Critical AI Literacy (CAIL) examines the design, use, and consequences of AI through humanistic inquiry. In the context of Generative Futures, it asks how generative AI systems shape the production, interpretation, and circulation of language, and how issues of bias, inequality, labor, and environmental impact are embedded in their development and use. CAIL also invites reflection on how these systems influence human thinking and knowledge creation, helping learners engage AI with discernment, responsibility, and an awareness of its broader social consequences.
In dialogue, CLI and CAIL bring language and AI into sustained conversation. Rather than separating technological questions from humanistic ones, Generative Futures asks how human and machine systems alike participate in the making of meaning and how that changing relationship shapes our teaching, research, and shared intellectual life.
Looking Ahead
Faculty across the college are invited to engage CLI and CAIL through programs tied to Generative Futures, including workshops, educator development days, learning communities, and reading groups. These low-barrier entry points are meant to build shared vocabulary, surface emerging questions, and support classroom practice.

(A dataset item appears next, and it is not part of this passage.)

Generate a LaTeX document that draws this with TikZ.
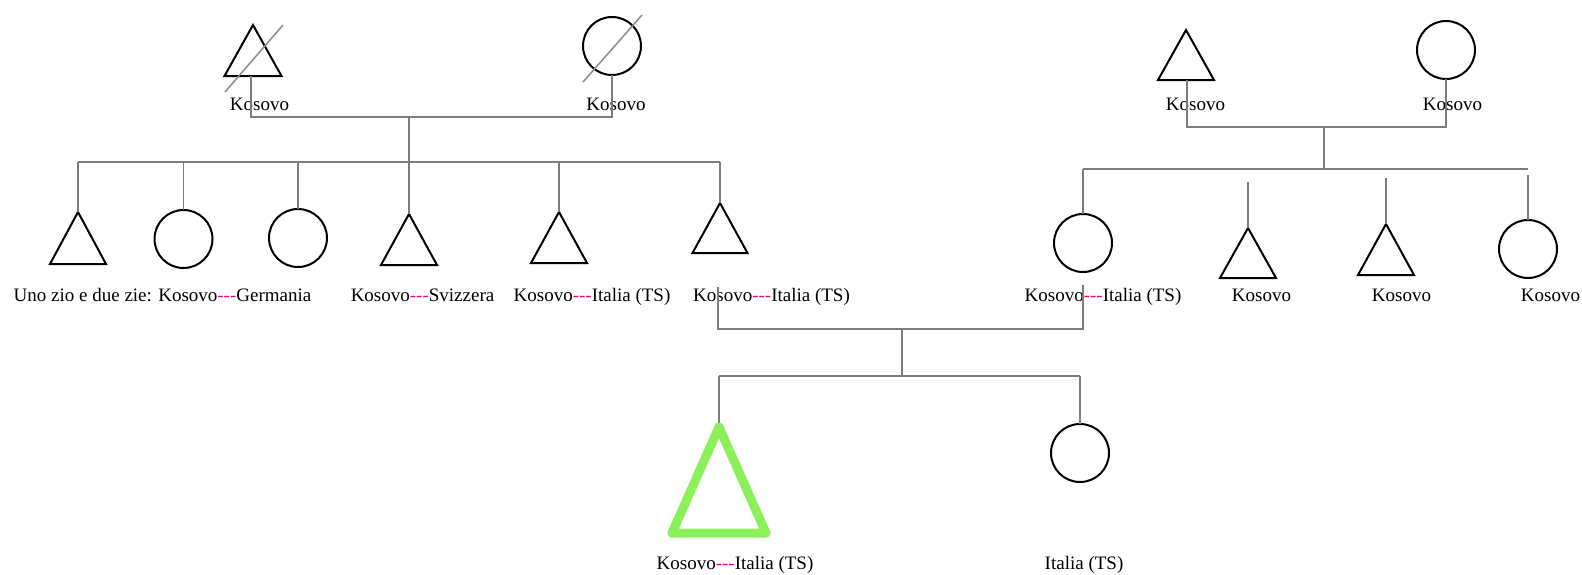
\documentclass[tikz,border=0pt]{standalone}
\usepackage{fontspec}
\setmainfont{Liberation Serif}
\definecolor{connc}{RGB}{125,125,125}
\definecolor{strikec}{RGB}{140,140,140}
\definecolor{greenc}{RGB}{140,240,90}
\newcommand\kdash{\textcolor{magenta}{-{}-{}-}}
\begin{document}
\begin{tikzpicture}[x=1pt,y=-1pt,
  conn/.style={draw=connc, line width=1.5pt},
  shp/.style={draw=black, line width=2pt, line join=miter},
  fem/.style={circle, draw=black, line width=2pt, minimum size=58pt, inner sep=0pt, outer sep=0pt},
  strike/.style={draw=strikec, line width=1.5pt},
  lbl/.style={font=\fontsize{19}{21}\selectfont, inner sep=0pt, anchor=base, text=black},
  prob/.style={draw=greenc, line width=9pt, line join=round},
]
\useasboundingbox (0,0) rectangle (1582,574);

% ---------- top left couple ----------
\coordinate (gf) at (253,25);
\draw[shp] (gf) -- ++(28.5,51) -- ++(-57,0) -- cycle;
\coordinate (gfb) at (251,76);
\draw[strike] (225,92) -- (283,25);
\node[fem] (gm) at (612,46) {};
\draw[strike] (583,82) -- (642,15);
\node[lbl] (lgf) at (259.5,110) {Kosovo};
\node[lbl] (lgm) at (616,110) {Kosovo};
\coordinate (u1) at (409,117);
\coordinate (s1) at (409,162);
\draw[conn] (gfb) -- (gfb |- u1) -- (gm.south |- u1) -- (gm.south);
\draw[conn] (u1) -- (s1);

% ---------- left children ----------
\coordinate (c1) at (78,212);
\draw[shp] (c1) -- ++(28,52) -- ++(-56,0) -- cycle;
\node[fem] (c2) at (183.5,239) {};
\node[fem] (c3) at (298,238) {};
\coordinate (c4) at (409,214);
\draw[shp] (c4) -- ++(28,51) -- ++(-56,0) -- cycle;
\coordinate (c5) at (559,212);
\draw[shp] (c5) -- ++(28,51) -- ++(-56,0) -- cycle;
\coordinate (c6) at (720,203);
\draw[shp] (c6) -- ++(27.5,50) -- ++(-55,0) -- cycle;

\draw[conn] (c1 |- s1) -- (c6 |- s1);
\draw[conn] (c1 |- s1) -- (c1);
\draw[conn] (c2.north |- s1) -- (c2.north);
\draw[conn] (c3.north |- s1) -- (c3.north);
\draw[conn] (c4 |- s1) -- (c4);
\draw[conn] (c5 |- s1) -- (c5);
\draw[conn] (c6 |- s1) -- (c6);

\node[lbl] (l1) at (162.5,301) {Uno zio e due zie: Kosovo\kdash Germania};
\node[lbl] (l4) at (422.5,301) {Kosovo\kdash Svizzera};
\node[lbl] (l5) at (592,301) {Kosovo\kdash Italia (TS)};
\node[lbl] (l6) at (771.5,301) {Kosovo\kdash Italia (TS)};

% ---------- top right couple ----------
\coordinate (rf) at (1186,30);
\draw[shp] (rf) -- ++(28,50) -- ++(-56,0) -- cycle;
\coordinate (rfb) at (1187,80);
\node[fem] (rm) at (1446,50) {};
\node[lbl] (lrf) at (1195.5,110) {Kosovo};
\node[lbl] (lrm) at (1452.5,110) {Kosovo};
\coordinate (u2) at (1324,127);
\coordinate (s2) at (1324,169);
\draw[conn] (rfb) -- (rfb |- u2) -- (rm.south |- u2) -- (rm.south);
\draw[conn] (u2) -- (s2);

% ---------- right children ----------
\node[fem] (d1) at (1083,243) {};
\coordinate (d2) at (1248,228);
\draw[shp] (d2) -- ++(28,50) -- ++(-56,0) -- cycle;
\coordinate (d3) at (1386,224);
\draw[shp] (d3) -- ++(28,51) -- ++(-56,0) -- cycle;
\node[fem] (d4) at (1528,249) {};

\draw[conn] (d1.north |- s2) -- (d4.north |- s2);
\draw[conn] (d1.north |- s2) -- (d1.north);
\draw[conn] ([yshift=-13pt]d2 |- s2) -- (d2);
\draw[conn] ([yshift=-9pt]d3 |- s2) -- (d3);
\draw[conn] ([yshift=-6pt]d4.north |- s2) -- (d4.north);

\node[lbl] (ld1) at (1103,301) {Kosovo\kdash Italia (TS)};
\node[lbl] (ld2) at (1261.5,301) {Kosovo};
\node[lbl] (ld3) at (1401.5,301) {Kosovo};
\node[lbl] (ld4) at (1550.5,301) {Kosovo};

% ---------- marriage of c6 and d1 ----------
\coordinate (mA) at (718,287);
\coordinate (mB) at (1083,285);
\coordinate (u3) at (902,329);
\coordinate (s3) at (902,376);
\draw[conn] (mA) -- (mA |- u3) -- (mB |- u3) -- (mB);
\draw[conn] (u3) -- (s3);

% ---------- grandchildren ----------
\coordinate (g1) at (719,427);
\draw[prob] (g1) -- ++(47,106) -- ++(-94,0) -- cycle;
\node[fem] (g2) at (1080,453) {};
\draw[conn] (g1 |- s3) -- (g2.north |- s3);
\draw[conn] (g1 |- s3) -- ([yshift=4pt]g1);
\draw[conn] (g2.north |- s3) -- (g2.north);

\node[lbl] (lg1) at (735,569) {Kosovo\kdash Italia (TS)};
\node[lbl] (lg2) at (1084,569) {Italia (TS)};
\end{tikzpicture}
\end{document}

Faculty will also be able to apply for Course Development Grants to create or revise courses that foreground CLI or engage the stakes of generative AI. Participation in Generative Futures programming will be required for eligibility, helping ensure that this work grows from shared frameworks rather than standardized content.
Additional upcoming opportunities include creating or adopting portable CAIL modules—adaptable teaching units that approach generative AI through humanistic inquiry—and mentoring Student-Faculty Summer Research Projects on language, power, and technology.